Hell Boulevard 2019 in der Matrix Bochum

Die neue CD beheimatet zahlreiche musikalische Exkursionen, die sich teilweise stark von den Hell Boulevard-Ursprüngen unterscheiden und sich teilweise ergänzen. „Death to the Future“ wird mit brachialen, elektronischen Sounds von Faderhead untermalt, sodass ein Gothic-Electro-Song die Trommelfelle zum Schwingen bringt. Eine kleine Verschnaufpause bietet das Intro von „Where is your god now“, das sich aus Pianotönen zu einem episch anmutenden Song-Ungetüm aufbaut. Man wird musikalisch in eine Klangwelt versetzt, die zwischen epischer Schlacht und dreckigem Rock’n’Roll liegt. Dass Hell Boulevard jedoch auch noch sanfter können, beweisen sie mit der Synth-Pop-Ballade „You had me at fuck off“. Ruhige, tiefe Stimme, untermalt von sanften, poppigen Tönen erzeugen tiefe Emotionen und auch der Text birgt ebenfalls eine greifbare Melancholie. Auch bei den folgenden „Queen Paranoia“, in dem wieder epische, orchestrale Klänge zum Einsatz kommen und „Hate me“ beweisen Hell Boulevard, dass sie mehr als nur Goth’n’Roll können. Das gesamte Album bringt wahnsinnig viel Abwechslung und bleibt sich irgendwie doch selber treu. Mit „Like Romeo and Juliet“ werden wieder seichtere Töne angeschlagen, die von „Lillies and Roses“ nochmal übertroffen werden.

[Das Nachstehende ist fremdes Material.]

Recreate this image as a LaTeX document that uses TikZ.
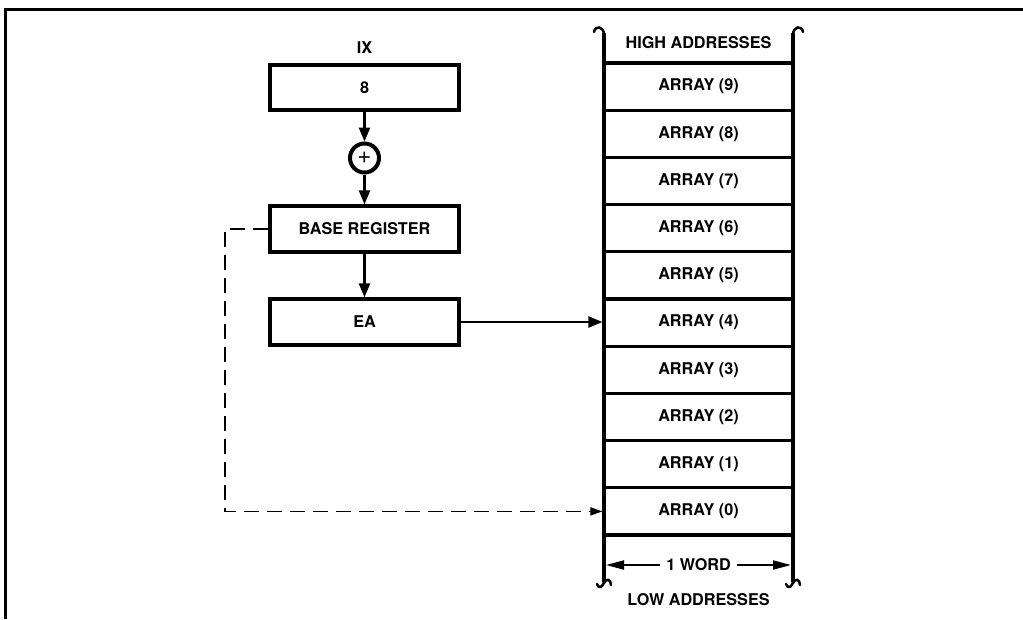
\documentclass[tikz,border=0pt]{standalone}
\usepackage{fontspec}
\setmainfont{TeX Gyre Heros}
\usetikzlibrary{arrows.meta,calc}
\begin{document}
\begin{tikzpicture}[x=1pt,y=-1pt,
  every node/.style={font=\fontsize{16.2}{19}\selectfont\bfseries},
  regbox/.style={draw,line width=3.8pt,minimum width=189.5pt,minimum height=45.5pt,inner sep=0pt},
  memrow/.style={draw,line width=3.2pt,minimum width=189pt,minimum height=47.2pt,inner sep=0pt},
  flow/.style={line width=2.5pt,-{Triangle[length=14pt,width=11pt]}},
  dashflow/.style={line width=1.6pt,dash pattern=on 15pt off 8pt,-{Triangle[length=12pt,width=8pt]}},
  wordarrow/.style={line width=2pt,{Triangle[length=18pt,width=9pt]}-{Triangle[length=18pt,width=9pt]}},
  memline/.style={line width=4pt},
  curl/.style={line width=2.5pt,line cap=round},
  frameline/.style={line width=3pt}
]
\useasboundingbox (0,0) rectangle (1023,619);
% frame
\draw[frameline] (5,619) -- (5,9) -- (1023,9);

% left register chain
\node (ixlabel) at (364.5,48) {IX};
\node[regbox] (ix) at (364.5,87.5) {8};
\node[draw,circle,line width=4pt,minimum size=29pt,inner sep=0pt,font=\fontsize{24}{24}\selectfont] (plus) at (364.5,158) {+};
\node[regbox] (base) at (364.5,229) {BASE REGISTER};
\node[regbox] (ea) at (364.5,322) {EA};

\draw[flow] (ix.south) -- (plus.north);
\draw[flow] (plus.south) -- (base.north);
\draw[flow] (base.south) -- (ea.north);

% memory column
\foreach \k in {0,...,9}{
  \node[memrow] (a\k) at (698.5,{86.6+(9-\k)*47.2}) {ARRAY (\k)};
}
\node (high) at (698.5,43) {HIGH ADDRESSES};
\node (low) at (698.5,600) {LOW ADDRESSES};

% vertical rails with curls
\draw[memline] (604,582) -- (604,33);
\draw[memline] (793,582) -- (793,33);
\draw[curl] (604,35) .. controls (604,26) and (595,25) .. (594,32);
\draw[curl] (793,35) .. controls (793,26) and (802,25) .. (803,32);
\draw[curl] (604,580) .. controls (604,588) and (598,589) .. (597,584);
\draw[curl] (604,583) .. controls (606,578) and (611,579) .. (611,585);
\draw[curl] (793,580) .. controls (793,588) and (787,589) .. (786,584);
\draw[curl] (793,583) .. controls (795,578) and (800,579) .. (800,585);

% 1 word
\coordinate (wl) at (606,565);
\coordinate (wr) at (791,565);
\draw[wordarrow] (wl) -- (wr);
\node[fill=white,inner sep=6pt] (word) at (698.5,565) {1 WORD};

% EA to array(4)
\draw[flow] (ea.east) -- (ea.east -| a4.west);
% dashed base to array(0)
\draw[dashflow] (base.west) -- ++(-43,0) |- (a0.west);
\end{tikzpicture}
\end{document}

Streicher leiten den Song ein, Sänger vDiva beweist, dass er auch die melancholischste Ballade mit seiner tiefen, teils kratzigen Stimme gekonnt untermalen kann und der Hörer wird nahezu mit Wehmut zurückgelassen – Wäre da nicht noch „To hell and Beyond“, das mit harten, epischen Soundwelten einen wieder in die fast typische Hell Boulevard-Welt zurückholt.

Fazit

Hell Boulevard beweist mit „Not Sorry“, dass sie mehr können, als die ersten Songs vermuten ließen. Erinnerten ihre ersten Lieder stark an ältere Songs von Lord of the Lost oder ihren eigenen ehemaligen Projekten, zeigen sie nun eine klare Weiterentwicklung. Und vor allem stellen sie unter Beweis, dass Genre- und Schubladendenken Blödsinn ist und nicht funktioniert. Auch eine scheinbar klar positionierte Band wie Hell Boulevard kann sich anderen Genre-Elementen bedienen und ihre eigene Welt daraus schaffen. Und das ist wirklich nichts, wofür man sich entschuldigen muss. Für dieses Album auf keinen Fall, denn es lohnt sich wirklich. Für den einen oder anderen sind möglicherweise zu viele ruhige Songs dabei, doch die schnelle und vor allem zahlreiche Abwechslung von Stilelementen und Genres holt einen schnell wieder zurück aus der Melancholie oder einer Balladen-Lethargie. Es darf getanzt, geträumt, gerockt werden – und noch vieles mehr.